Mesmo assim, Duarte Cordeiro diz que o Governo está “a analisar com atenção” a proposta da Iniciativa Liberal e que essa análise está a ser feita juntamente com a Entidade Reguladora para os Serviços Energéticos (ERSE). “Há problemas de abastecimento de mercado e, eventualmente, haverá comercializadores a apresentarem tarifas equiparadas às reguladas”, apontou, detalhando que a medida implementada pelo Governo veio “aumentar as responsabilidades para quem já tinha a responsabilidade de financiar a tarifa regulada, ao alargar o mercado para um conjunto limitado de consumidores”. Ao fazer isso, “existe, da parte dessa entidade, a possibilidade de contestar a suas responsabilidades”.

Galp tem “obrigação legal de fornecer tarifa regulada"

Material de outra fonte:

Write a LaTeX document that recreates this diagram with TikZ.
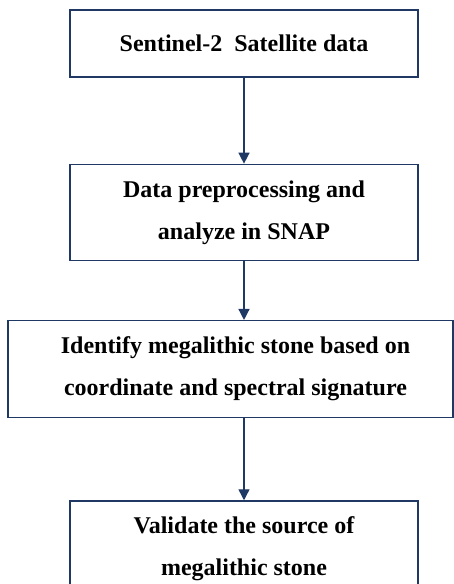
\documentclass[tikz,border=0pt]{standalone}
\usepackage{fontspec}
\setmainfont{Liberation Serif}
\usetikzlibrary {positioning,
                 arrows.meta}
\definecolor{navy}{HTML}{1F3864}

\begin{document}
\begin{tikzpicture}[box/.style={draw=navy, line width=1.3pt, align=center, inner sep=0pt,
                                font=\fontsize{24}{42}\selectfont\bfseries},
                    arrow/.style={navy, line width=1.4pt, -{Triangle[width=11pt,length=11pt]}}]
    \clip (0pt,0pt) rectangle (454pt,-584pt);
    \useasboundingbox (0pt,0pt) rectangle (454pt,-584pt);

    % Satellitendaten
    \node[box, minimum width=348pt, minimum height=67pt] (sat) at (244pt,-43.5pt)
        {Sentinel-2\ \ Satellite data};

    % Vorverarbeitung
    \node[box, minimum width=348pt, minimum height=96pt,
          below=86pt of sat] (prep) {Data preprocessing and\\analyze in SNAP};

    % Identifizieren
    \node[box, minimum width=445pt, minimum height=97pt,
          below=59pt of prep, xshift=-13.5pt] (ident)
        {\hspace*{10pt}Identify megalithic stone based on\\\hspace*{10pt}coordinate and spectral signature};

    % Validieren
    \node[box, minimum width=348pt, minimum height=96pt,
          below=82pt of ident, xshift=13.5pt] (valid) {Validate the source of\\megalithic stone};

    \draw[arrow] (sat) -- (prep);
    \draw[arrow] (prep.south) -- (prep.south |- ident.north);
    \draw[arrow] (valid.north |- ident.south) -- (valid.north);

\end{tikzpicture}
\end{document}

Independentemente dos referidos “problemas de abastecimento de mercado”, o ministro do Ambiente frisou que a Galp, comercializadora cujo presidente executivo criticou a possibilidade de os clientes passarem para o mercado regulado do gás natural, tem “obrigação legal de fornecer tarifa regulada” neste mercado.

“Na nossa análise, a Galp tem obrigação legal de fornecer tarifa regulada [de gás natural]”, disse Duarte Cordeiro, acrescentando que essa obrigação não deverá dar direito a qualquer tipo de indemnização por possíveis perdas resultantes desta medida.

“O que pode acontecer é uma revisão da tarifa regulada. Se a Galp tiver alterações nos seus contratos, terá de as reflectir”, concluiu.